Though I would be lying if I said there was anything quite as potent as Kammer’s lead vocal in the mix, the disciplined beats in “Come from the Heart,” “Free Again,” rocker “That’ll Be the Day” and dedicated “Revival (feat. Darrell Scott),” lend a lot of additional emotionality to the big picture here without question. In using everything from her rhythms to the rhythm that supports their very existence in Big Blue Sky in the Morning, she’s able to give us the kind of full-bodied folk experience normally impossible to capture from within the four walls of a recording studio. Nothing goes unemployed by the time we reach the end of the LP, and yet I can’t point out any specific instance of overindulgence in any of the thirteen songs it features.
The chemistry between Kammer and her collaborators in Big Blue Sky in the Morning — Darrell Scott in “Revival” and Greg Blake in “A Perfect World” — is absolutely incredible, and I really hope we have the chance to hear more of it in the future. It can be difficult to record something powerful and personal with artists that aren’t on your level talent-wise, but in the case of Scott, Blake and Kammer, they’re not only matched in skill but capable of drawing elements from one another that wouldn’t be present here otherwise. We’re never confused as to who the star of the show is, and that’s likely because of how well she balances her performance with those around her.

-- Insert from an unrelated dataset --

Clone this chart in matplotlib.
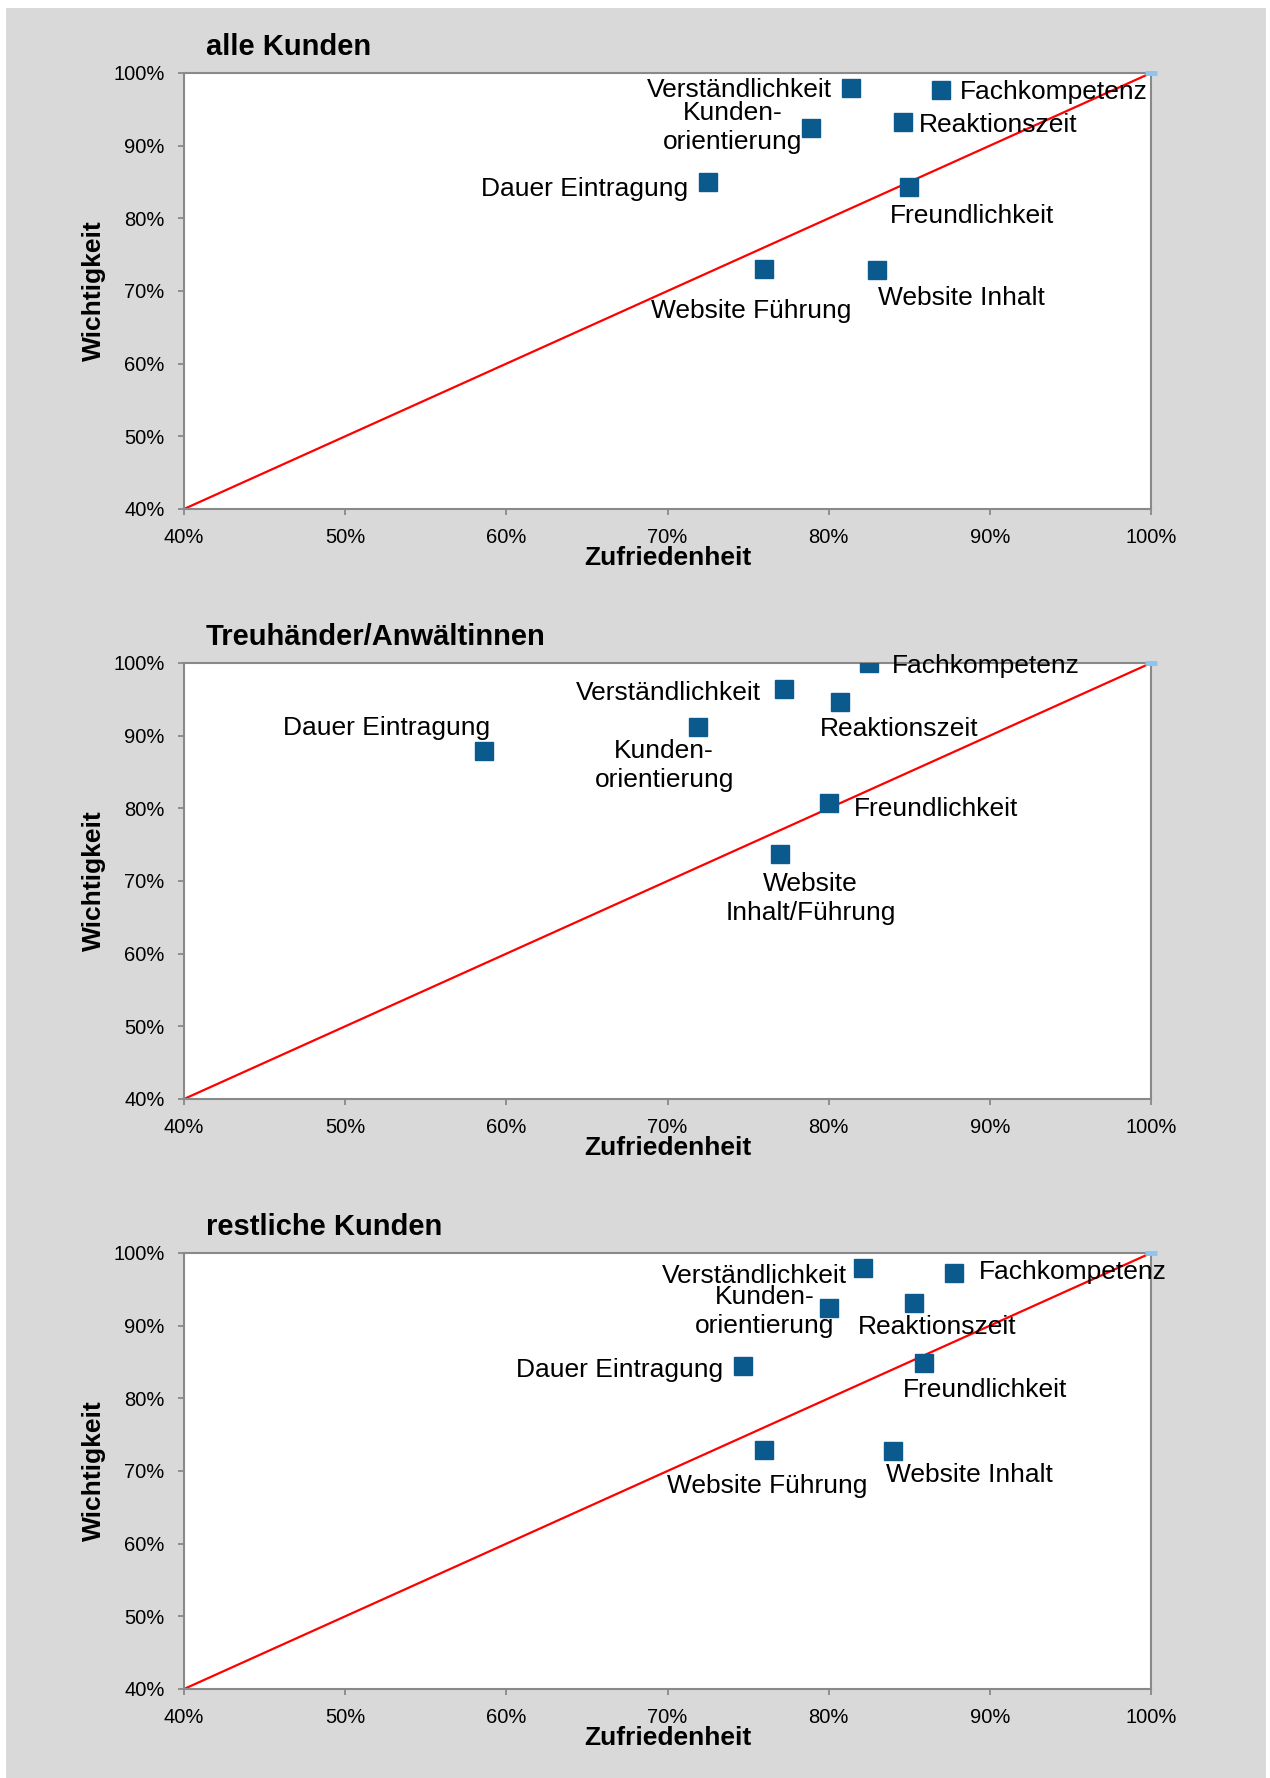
import matplotlib.pyplot as plt
from matplotlib.patches import Rectangle
from matplotlib.ticker import FuncFormatter

plt.rcParams['font.family'] = ['Liberation Sans', 'DejaVu Sans']

# Zufriedenheit (x) und Wichtigkeit (y) in Prozent
alle_labels = ['Verständlichkeit', 'Fachkompetenz', 'Kunden-\norientierung', 'Reaktionszeit',
               'Dauer Eintragung', 'Freundlichkeit', 'Website Führung', 'Website Inhalt']
alle_zufriedenheit = [81.4, 87.0, 78.9, 84.6, 72.5, 85.0, 76.0, 83.0]
alle_wichtigkeit = [97.9, 97.6, 92.4, 93.3, 85.0, 84.3, 73.0, 72.9]

treu_labels = ['Fachkompetenz', 'Verständlichkeit', 'Reaktionszeit', 'Dauer Eintragung',
               'Kunden-\norientierung', 'Freundlichkeit', 'Website\nInhalt/Führung']
treu_zufriedenheit = [82.5, 77.2, 80.7, 58.6, 71.9, 80.0, 77.0]
treu_wichtigkeit = [100.0, 96.4, 94.6, 87.9, 91.2, 80.7, 73.7]

rest_labels = ['Verständlichkeit', 'Fachkompetenz', 'Kunden-\norientierung', 'Reaktionszeit',
               'Dauer Eintragung', 'Freundlichkeit', 'Website Führung', 'Website Inhalt']
rest_zufriedenheit = [82.1, 87.8, 80.05, 85.3, 74.7, 85.9, 76.0, 84.0]
rest_wichtigkeit = [98.0, 97.2, 92.5, 93.1, 84.4, 84.8, 72.9, 72.7]

diag = [40, 100]
ticks = [40, 50, 60, 70, 80, 90, 100]

# label placement: (dx px, dy px down to last baseline, ha)
alle_pos = [(-19, 9, 'right'), (18, 9, 'left'), (-78, 21, 'center'), (16, 10, 'left'),
            (-20, 14, 'right'), (63, 36, 'center'), (-13, 49, 'center'), (84, 35, 'center')]
treu_pos = [(23, 10, 'left'), (-23, 11, 'right'), (59, 34, 'center'), (6, -16, 'right'),
            (-34, 60, 'center'), (25, 13, 'left'), (30, 66, 'center')]
rest_pos = [(-15, 15, 'right'), (24, 6, 'left'), (-65, 26, 'center'), (23, 31, 'center'),
            (-20, 11, 'right'), (61, 34, 'center'), (3, 43, 'center'), (76, 31, 'center')]

W, H = 1270, 1778
fig = plt.figure(figsize=(W / 100, H / 100), dpi=100)
fig.patch.set_facecolor('white')
fig.add_artist(Rectangle((6 / W, 0), 1260 / W, (H - 8) / H, transform=fig.transFigure,
                         facecolor='#d9d9d9', edgecolor='none', zorder=-10))

PT = 0.72  # px -> pt at 100 dpi
blue = '#0b5a8e'
gray = '#898989'

panels = [
    ('alle Kunden', alle_labels, alle_zufriedenheit, alle_wichtigkeit, alle_pos, 509),
    ('Treuhänder/Anwältinnen', treu_labels, treu_zufriedenheit, treu_wichtigkeit, treu_pos, 1099),
    ('restliche Kunden', rest_labels, rest_zufriedenheit, rest_wichtigkeit, rest_pos, 1689),
]

for title, labels, xs, ys, pos, bottom_px in panels:
    ax = fig.add_axes([184 / W, 1 - bottom_px / H, 967 / W, 436 / H])
    ax.set_facecolor('white')
    ax.set_xlim(40, 100)
    ax.set_ylim(40, 100)

    ax.plot(diag, diag, color='#ff0000', lw=1.6, zorder=2)
    ax.plot([diag[1]], [diag[1]], marker='_', ms=8, mew=3.5, color='#8cc6f0',
            clip_on=False, zorder=4)
    ax.plot(xs, ys, ls='none', marker='s', ms=13, color=blue, mec=blue, zorder=3)

    for lab, x, y, (dx, dy, ha) in zip(labels, xs, ys, pos):
        ax.annotate(lab, (x, y), xytext=(dx * PT, -dy * PT), textcoords='offset points',
                    ha=ha, va='baseline', multialignment='center', fontsize=19,
                    linespacing=1.28, color='black', zorder=5, annotation_clip=False)

    for s in ax.spines.values():
        s.set_color(gray)
        s.set_linewidth(1.5)
    ax.set_xticks(ticks)
    ax.set_yticks(ticks)
    fmt = FuncFormatter(lambda v, p: f'{v:.0f}%')
    ax.xaxis.set_major_formatter(fmt)
    ax.yaxis.set_major_formatter(fmt)
    ax.tick_params(direction='out', length=4, width=1.3, color=gray, labelsize=14.5,
                   pad=10, labelcolor='black')

    ax.annotate(title, (0, 1), xycoords='axes fraction', xytext=(22 * PT, 18 * PT),
                textcoords='offset points', ha='left', va='baseline',
                fontsize=21, fontweight='bold')
    ax.annotate('Zufriedenheit', (0.5, 0), xycoords='axes fraction', xytext=(0, -56 * PT),
                textcoords='offset points', ha='center', va='baseline',
                fontsize=19, fontweight='bold')
    ax.annotate('Wichtigkeit', (0, 0.5), xycoords='axes fraction', xytext=(-83 * PT, 0),
                textcoords='offset points', ha='center', va='baseline', rotation=90,
                rotation_mode='anchor', fontsize=19, fontweight='bold')

fig.savefig('out.png', dpi=100)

If what I’ve just heard in Big Blue Sky in the Morning’s “Springfield Mountain Coal Miner” and “Sister’s Coming Home” are on par with what Barbara Jo Kammer is going to be producing throughout her future recordings, I would place a serious wager on her remaining a pillar of the Colorado bluegrass and folk communities for some time to come. Her attention to detail is unstoppably amazing, and while she’s mixing a lot of influences together uninhibitedly, she’s discovering an ounce of treasure for most every drop of experimentation she’s putting into the music. I’m curious to see what kind of influence her career choices have on the national underground at large, but regardless of professional depth, this is one player who has enough of a poetic sensibility to turn anyone into an Americana buff.